Adieu mon frère,

C’est ainsi que s’adressait à moi Michel dans les derniers courriers manuscrits qu’il m’avait fait parvenir, de cette écriture sans pareille.

Notre première rencontre date de septembre 1958, lorsque Michel, déjà homme de gauche, abandonnant les trop rétrogrades Jeunesses socialistes et la SFIO, vint rejoindre nos rangs de la petite Union de la gauche socialiste (UGS) qui regroupait les intellectuels de ce qui allait devenir plus tard la deuxième gauche.

Je revois encore la mine gourmande de mon ami Serge Mallet, le sociologue visionnaire de la nouvelle classe paysanne, me présentant un jeune et brillant inspecteur des Finances tellement différent de la majorité enseignante de nos adhérents. Michel Rocard, alors haut fonctionnaire, avait pris le nom de Michel Servet, cet humaniste brûlé vif pour hérésie en 1553. Il avait rejoint nos rangs et il allait y jouer un rôle de plus en plus important, jusqu’à incarner ce qu’on appela la nouvelle gauche réaliste et pragmatique débarrassée des scories d’un marxisme mal digéré. Depuis cette date, nous ne nous sommes jamais quittés. Nous nous sentions tous deux héritiers de Pierre Mendès France, auquel tant de gens font référence, qui ne l’ont jamais connu.

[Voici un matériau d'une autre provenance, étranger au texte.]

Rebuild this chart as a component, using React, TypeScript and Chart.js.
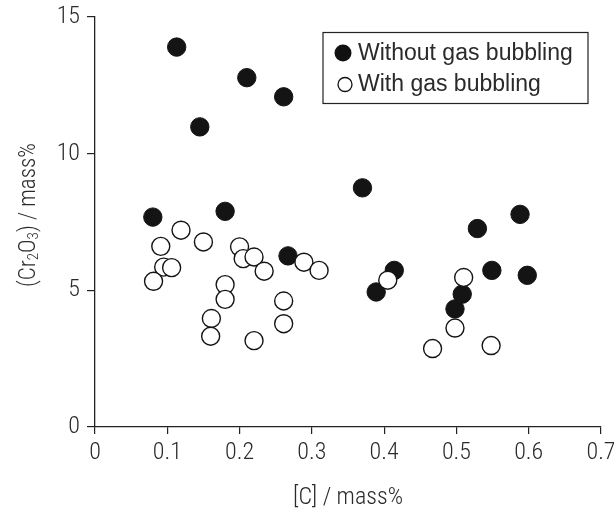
import React, { useEffect, useRef } from 'react';
import { Chart, registerables } from 'chart.js';

Chart.register(...registerables);

const seriesNames = ['Without gas bubbling', 'With gas bubbling'];

const withoutGasC = [0.113, 0.21, 0.261, 0.145, 0.08, 0.18, 0.37, 0.267, 0.389, 0.414, 0.498, 0.508, 0.529, 0.549, 0.598, 0.588];
const withoutGasCr2O3 = [13.9, 12.78, 12.08, 10.98, 7.68, 7.89, 8.75, 6.26, 4.94, 5.73, 4.32, 4.86, 7.26, 5.73, 5.55, 7.78];

const withGasC = [0.119, 0.091, 0.15, 0.095, 0.106, 0.081, 0.2, 0.205, 0.22, 0.234, 0.18, 0.18, 0.161, 0.16, 0.22, 0.261, 0.261, 0.289, 0.31, 0.405, 0.51, 0.498, 0.467, 0.548];
const withGasCr2O3 = [7.2, 6.61, 6.77, 5.85, 5.83, 5.33, 6.59, 6.16, 6.22, 5.7, 5.21, 4.67, 3.97, 3.32, 3.16, 4.61, 3.78, 6.03, 5.73, 5.37, 5.47, 3.62, 2.87, 2.98];

const xTicks = [0, 0.1, 0.2, 0.3, 0.4, 0.5, 0.6, 0.7];
const xTickLabels = ['0', '0.1', '0.2', '0.3', '0.4', '0.5', '0.6', '0.7'];
const yTicks = [0, 5, 10, 15];
const yTickLabels = ['0', '5', '10', '15'];

const xTitle = '[C] / mass%';
// y title pieces: [text, isSubscript]
const yTitleParts: [string, boolean][] = [
  ['(Cr', false],
  ['2', true],
  ['O', false],
  ['3', true],
  [') / mass%', false],
];

const axisFamily = 'Roboto, "DejaVu Sans Condensed", sans-serif';
const axisWeight = '300 condensed';
const legendFamily = '"Liberation Sans", Arial, sans-serif';
const textColor = '#2a2a2a';

const legendPlugin = {
  id: 'boxLegend',
  afterDraw(chart: any) {
    const { ctx, chartArea } = chart;
    const left = chartArea.right - 278;
    const top = chartArea.top + 15.5;
    const w = 265;
    const h = 71;
    ctx.save();
    ctx.lineWidth = 1.2;
    ctx.strokeStyle = '#222';
    ctx.strokeRect(left, top, w, h);
    ctx.font = '23px ' + legendFamily;
    ctx.textBaseline = 'middle';
    ctx.textAlign = 'left';
    ctx.beginPath();
    ctx.arc(left + 20, top + 20.5, 8.5, 0, Math.PI * 2);
    ctx.fillStyle = '#111';
    ctx.fill();
    ctx.fillStyle = textColor;
    ctx.fillText(seriesNames[0], left + 35, top + 21);
    ctx.beginPath();
    ctx.arc(left + 22, top + 52, 7, 0, Math.PI * 2);
    ctx.fillStyle = '#fff';
    ctx.fill();
    ctx.lineWidth = 1.3;
    ctx.strokeStyle = '#111';
    ctx.stroke();
    ctx.fillStyle = textColor;
    ctx.fillText(seriesNames[1], left + 35, top + 52.5);
    ctx.restore();
  },
};

const yTitlePlugin = {
  id: 'yTitle',
  afterDraw(chart: any) {
    const { ctx, chartArea } = chart;
    const big = `${axisWeight} 23px ${axisFamily}`;
    const small = `${axisWeight} 15px ${axisFamily}`;
    ctx.save();
    let total = 0;
    const widths = yTitleParts.map(([t, sub]) => {
      ctx.font = sub ? small : big;
      const wd = ctx.measureText(t).width;
      total += wd;
      return wd;
    });
    const cx = 27;
    const cy = (chartArea.top + chartArea.bottom) / 2 - 7;
    ctx.translate(cx, cy);
    ctx.rotate(-Math.PI / 2);
    ctx.fillStyle = textColor;
    ctx.textBaseline = 'alphabetic';
    ctx.textAlign = 'left';
    let x = -total / 2;
    const base = 8;
    yTitleParts.forEach(([t, sub], i) => {
      ctx.font = sub ? small : big;
      ctx.fillText(t, x, sub ? base + 3 : base);
      x += widths[i];
    });
    ctx.restore();
  },
};

export default function App() {
  const ref = useRef<HTMLCanvasElement>(null);
  useEffect(() => {
    document.body.style.margin = '0';
    const canvas = ref.current;
    if (!canvas) return;
    const chart = new Chart(canvas, {
      type: 'scatter',
      data: {
        datasets: [
          {
            label: seriesNames[0],
            data: withoutGasC.map((x, i) => ({ x, y: withoutGasCr2O3[i] })),
            backgroundColor: '#141414',
            borderColor: '#141414',
            borderWidth: 1,
            pointRadius: 9.2,
            order: 2,
          },
          {
            label: seriesNames[1],
            data: withGasC.map((x, i) => ({ x, y: withGasCr2O3[i] })),
            backgroundColor: '#ffffff',
            borderColor: '#141414',
            borderWidth: 1.4,
            pointRadius: 9,
            order: 1,
          },
        ],
      },
      options: {
        responsive: false,
        animation: false,
        events: [],
        layout: { padding: { top: 17, right: 13, left: 0, bottom: 0 } },
        plugins: {
          legend: { display: false },
          tooltip: { enabled: false },
        },
        scales: {
          x: {
            type: 'linear',
            min: 0,
            max: 0.7,
            afterBuildTicks: (s: any) => {
              s.ticks = xTicks.map((v) => ({ value: v }));
            },
            afterFit: (s: any) => {
              s.height = 86;
              s.paddingLeft = 0;
              s.paddingRight = 0;
            },
            grid: {
              display: true,
              drawOnChartArea: false,
              drawTicks: true,
              tickLength: 7,
              color: '#222',
              lineWidth: 1.2,
            },
            border: { display: true, color: '#222', width: 1.3 },
            ticks: {
              padding: 5,
              color: textColor,
              font: { family: axisFamily, size: 24, weight: axisWeight as any },
              maxRotation: 0,
              autoSkip: false,
              callback: (_v: any, i: number) => xTickLabels[i],
            },
            title: {
              display: true,
              text: xTitle,
              color: textColor,
              font: { family: axisFamily, size: 24, weight: axisWeight as any, lineHeight: 1.2 },
              padding: { top: 0, bottom: 1 },
            },
          },
          y: {
            type: 'linear',
            min: 0,
            max: 15,
            afterBuildTicks: (s: any) => {
              s.ticks = yTicks.map((v) => ({ value: v }));
            },
            afterFit: (s: any) => {
              s.width = 95;
              s.paddingTop = 0;
              s.paddingBottom = 0;
            },
            grid: {
              display: true,
              drawOnChartArea: false,
              drawTicks: true,
              tickLength: 8,
              color: '#222',
              lineWidth: 1.2,
            },
            border: { display: true, color: '#222', width: 1.3 },
            ticks: {
              padding: 7,
              color: textColor,
              font: { family: axisFamily, size: 24, weight: axisWeight as any },
              autoSkip: false,
              callback: (_v: any, i: number) => yTickLabels[i],
            },
            title: { display: false },
          },
        },
      },
      plugins: [legendPlugin, yTitlePlugin],
    });
    return () => chart.destroy();
  }, []);
  return (
    <div style={{ width: 614, height: 513 }}>
      <canvas ref={ref} width={614} height={513} />
    </div>
  );
}
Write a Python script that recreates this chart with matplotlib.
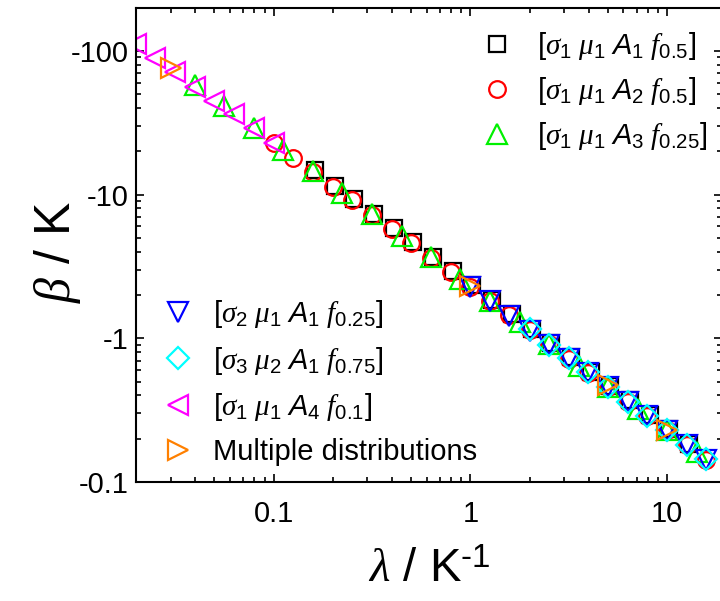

L’émotion que soulève la disparition de Michel est le reflet du rôle exceptionnel qu’il aura joué à la recherche de la vérité et de l’intérêt général par-delà les conformismes et les replis frileux. Pas une fausse note dans le concert de louanges, pas une critique de ceux qu’il fustigeait, qui n’osent encore s’attaquer à la statue du Commandeur.

Michel était l’homme le plus décoré de France et dans un très grand nombre de pays, ce qui était encore la preuve de son rayonnement. Beaucoup avaient distingué ses mérites. De Felipe González à Gorbatchev dont il fut le seul invité français lors de sa réception chez la reine à Londres. Il y mettait une certaine coquetterie et je revois encore son visage rayonnant lorsqu’il vint m’annoncer sa nomination au plus haut grade de la Légion d’honneur.

Me reviennent en foule les innombrables curiosités de Michel. Son goût pour toutes les découvertes : le bateau qu’il barrait en Bretagne avec son ami Edmond Maire, leader de la CFDT – il me faisait signe lorsqu’il passait au large de ma propriété bréhatine –, le planeur qu’il avait découvert plus récemment et le plaisir qu’il prenait à raconter comment, au cours d’un de ses vols, un aigle l’avait accompagné.

Sur le plan intellectuel, nous avons toujours eu en commun le refus de la violence, la préférence pour le contrat, au lieu de lois toujours plus contraignantes, quand elles ne deviennent pas paralysantes.

Et, au-dessus de toutes les vertus, Michel plaçait l’intelligence. Je l’entends encore me dire : « Un : l’intelligence. Deux : l’intelligence. Trois : l’intelligence. » – cette intelligence qui permet de comprendre un peu l’extraordinaire complexité de notre vaste monde. Oui, Michel était d’abord l’incarnation de l’intelligence.

Aujourd’hui, c’est un plaisir de constater combien de gens se sentent rocardiens, y compris certains dont le moins que l’on puisse dire est qu’il ne les portait pas dans son cœur. Mais il serait du plus mauvais goût de rentrer dans cette polémique. En revanche, je me ferai un devoir avec ses meilleurs et plus proches amis de continuer à diffuser les si lumineux enseignements de Michel.

Depuis plus de dix ans, Michel partageait mes bureaux, ce qui a encore renforcé notre intimité. Il affirmait ainsi sa totale liberté loin des palais nationaux auxquels il avait droit. Liberté qui lui était plus chère que tout.

Et, pour finir, le mieux est encore pour moi de citer les derniers mots qu’il m’écrivait à propos de l’un de mes articles :

« Pourquoi me demandes-tu mon avis quand tu écris des choses que tu sais que je pense ? Dans la situation actuelle, je ne pense pas qu’on puisse dire autre chose, donc bravo et merci. Pourtant au fond de l’affaire, l’essentiel est dans ce que tu ne peux pas dire et même peut-être ne dois pas dire. Je te redis mon inquiétude, qui ne sera dicible que si l’ambiance change, donc on se tait et on garde en réserve l’espoir de pouvoir être entendu. »

Adieu mon frère,

Ton œuvre a éclairé notre vie ; il appartient à la nouvelle génération de la poursuivre et de s’en inspirer.